**** Data excerpt

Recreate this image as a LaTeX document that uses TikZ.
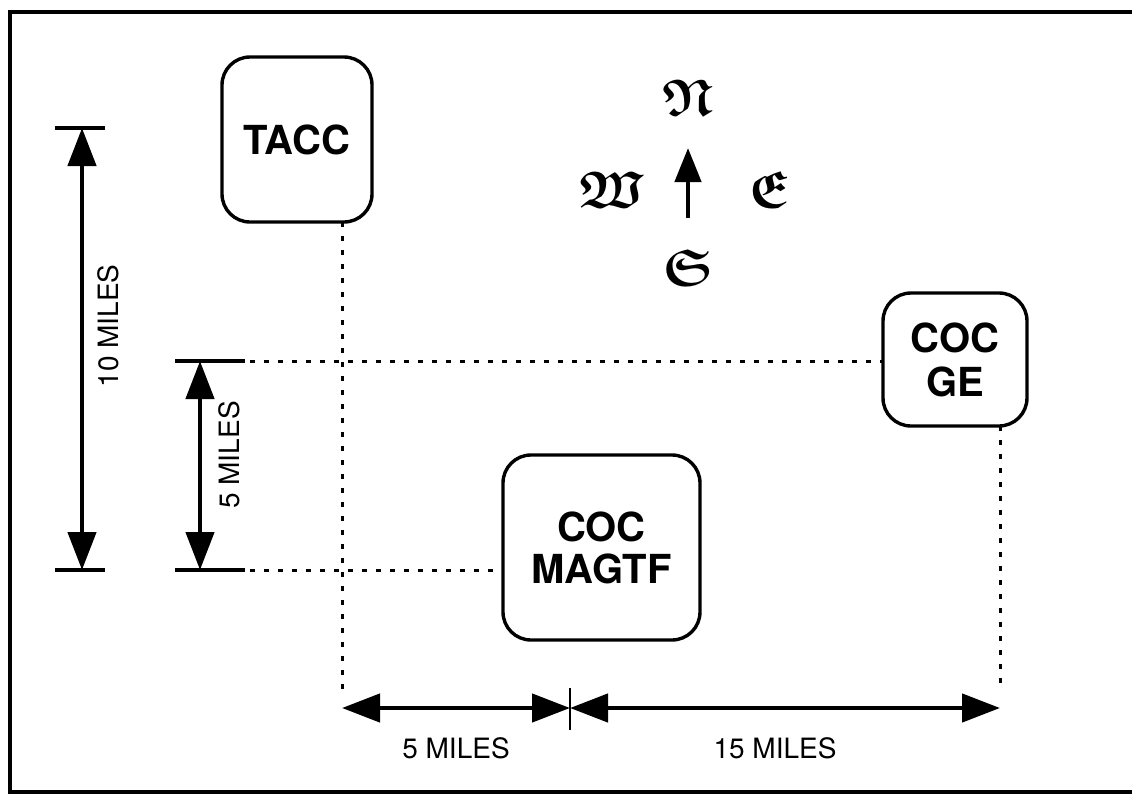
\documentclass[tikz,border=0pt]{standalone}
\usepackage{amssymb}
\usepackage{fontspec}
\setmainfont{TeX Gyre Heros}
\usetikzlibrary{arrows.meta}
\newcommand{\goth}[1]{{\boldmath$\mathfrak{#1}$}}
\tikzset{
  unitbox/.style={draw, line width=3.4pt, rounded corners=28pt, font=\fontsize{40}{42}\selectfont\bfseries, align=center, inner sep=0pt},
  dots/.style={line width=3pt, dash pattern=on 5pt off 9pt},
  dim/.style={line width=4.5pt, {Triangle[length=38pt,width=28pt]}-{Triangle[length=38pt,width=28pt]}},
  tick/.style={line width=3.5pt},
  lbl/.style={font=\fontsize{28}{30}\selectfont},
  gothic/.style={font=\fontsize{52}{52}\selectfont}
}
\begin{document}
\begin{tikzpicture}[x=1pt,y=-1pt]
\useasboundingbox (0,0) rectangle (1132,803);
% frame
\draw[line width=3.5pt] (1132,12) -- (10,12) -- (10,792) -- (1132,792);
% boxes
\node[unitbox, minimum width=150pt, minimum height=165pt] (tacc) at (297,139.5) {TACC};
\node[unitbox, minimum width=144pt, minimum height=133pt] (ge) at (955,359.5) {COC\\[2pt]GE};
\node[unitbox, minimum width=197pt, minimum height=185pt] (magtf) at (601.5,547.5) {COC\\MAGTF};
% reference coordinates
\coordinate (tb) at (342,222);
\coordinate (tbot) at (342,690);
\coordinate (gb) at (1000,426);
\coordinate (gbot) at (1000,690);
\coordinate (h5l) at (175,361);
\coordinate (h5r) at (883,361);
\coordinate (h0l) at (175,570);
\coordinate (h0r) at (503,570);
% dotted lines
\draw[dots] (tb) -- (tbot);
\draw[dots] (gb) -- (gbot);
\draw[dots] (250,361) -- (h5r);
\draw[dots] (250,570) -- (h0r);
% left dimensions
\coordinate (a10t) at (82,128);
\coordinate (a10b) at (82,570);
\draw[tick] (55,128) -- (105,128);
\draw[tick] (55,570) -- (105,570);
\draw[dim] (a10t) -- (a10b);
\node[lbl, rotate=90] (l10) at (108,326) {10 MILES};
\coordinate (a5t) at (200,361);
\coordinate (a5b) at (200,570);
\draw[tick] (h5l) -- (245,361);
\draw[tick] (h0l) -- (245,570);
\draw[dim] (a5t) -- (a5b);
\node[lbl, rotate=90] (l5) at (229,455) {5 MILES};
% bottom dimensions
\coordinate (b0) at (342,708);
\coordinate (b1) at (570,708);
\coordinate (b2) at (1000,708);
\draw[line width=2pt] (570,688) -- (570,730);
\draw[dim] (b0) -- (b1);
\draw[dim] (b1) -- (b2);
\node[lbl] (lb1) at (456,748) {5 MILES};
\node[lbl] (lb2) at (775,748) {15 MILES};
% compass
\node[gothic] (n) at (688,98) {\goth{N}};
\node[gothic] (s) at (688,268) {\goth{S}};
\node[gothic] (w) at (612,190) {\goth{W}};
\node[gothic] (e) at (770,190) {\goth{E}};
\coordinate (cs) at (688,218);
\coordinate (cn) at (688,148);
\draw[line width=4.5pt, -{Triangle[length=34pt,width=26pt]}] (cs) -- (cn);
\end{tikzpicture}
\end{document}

********

Goal » Write the material out again exactly as it appears, dropping the pictures.

Task answer »
Recreate this image as a LaTeX document that uses TikZ.
\documentclass[tikz,border=0pt]{standalone}
\usepackage{amssymb}
\usepackage{fontspec}
\setmainfont{TeX Gyre Heros}
\usetikzlibrary{arrows.meta}
\newcommand{\goth}[1]{{\boldmath$\mathfrak{#1}$}}
\tikzset{
  unitbox/.style={draw, line width=3.4pt, rounded corners=28pt, font=\fontsize{40}{42}\selectfont\bfseries, align=center, inner sep=0pt},
  dots/.style={line width=3pt, dash pattern=on 5pt off 9pt},
  dim/.style={line width=4.5pt, {Triangle[length=38pt,width=28pt]}-{Triangle[length=38pt,width=28pt]}},
  tick/.style={line width=3.5pt},
  lbl/.style={font=\fontsize{28}{30}\selectfont},
  gothic/.style={font=\fontsize{52}{52}\selectfont}
}
\begin{document}
\begin{tikzpicture}[x=1pt,y=-1pt]
\useasboundingbox (0,0) rectangle (1132,803);
% frame
\draw[line width=3.5pt] (1132,12) -- (10,12) -- (10,792) -- (1132,792);
% boxes
\node[unitbox, minimum width=150pt, minimum height=165pt] (tacc) at (297,139.5) {TACC};
\node[unitbox, minimum width=144pt, minimum height=133pt] (ge) at (955,359.5) {COC\\[2pt]GE};
\node[unitbox, minimum width=197pt, minimum height=185pt] (magtf) at (601.5,547.5) {COC\\MAGTF};
% reference coordinates
\coordinate (tb) at (342,222);
\coordinate (tbot) at (342,690);
\coordinate (gb) at (1000,426);
\coordinate (gbot) at (1000,690);
\coordinate (h5l) at (175,361);
\coordinate (h5r) at (883,361);
\coordinate (h0l) at (175,570);
\coordinate (h0r) at (503,570);
% dotted lines
\draw[dots] (tb) -- (tbot);
\draw[dots] (gb) -- (gbot);
\draw[dots] (250,361) -- (h5r);
\draw[dots] (250,570) -- (h0r);
% left dimensions
\coordinate (a10t) at (82,128);
\coordinate (a10b) at (82,570);
\draw[tick] (55,128) -- (105,128);
\draw[tick] (55,570) -- (105,570);
\draw[dim] (a10t) -- (a10b);
\node[lbl, rotate=90] (l10) at (108,326) {10 MILES};
\coordinate (a5t) at (200,361);
\coordinate (a5b) at (200,570);
\draw[tick] (h5l) -- (245,361);
\draw[tick] (h0l) -- (245,570);
\draw[dim] (a5t) -- (a5b);
\node[lbl, rotate=90] (l5) at (229,455) {5 MILES};
% bottom dimensions
\coordinate (b0) at (342,708);
\coordinate (b1) at (570,708);
\coordinate (b2) at (1000,708);
\draw[line width=2pt] (570,688) -- (570,730);
\draw[dim] (b0) -- (b1);
\draw[dim] (b1) -- (b2);
\node[lbl] (lb1) at (456,748) {5 MILES};
\node[lbl] (lb2) at (775,748) {15 MILES};
% compass
\node[gothic] (n) at (688,98) {\goth{N}};
\node[gothic] (s) at (688,268) {\goth{S}};
\node[gothic] (w) at (612,190) {\goth{W}};
\node[gothic] (e) at (770,190) {\goth{E}};
\coordinate (cs) at (688,218);
\coordinate (cn) at (688,148);
\draw[line width=4.5pt, -{Triangle[length=34pt,width=26pt]}] (cs) -- (cn);
\end{tikzpicture}
\end{document}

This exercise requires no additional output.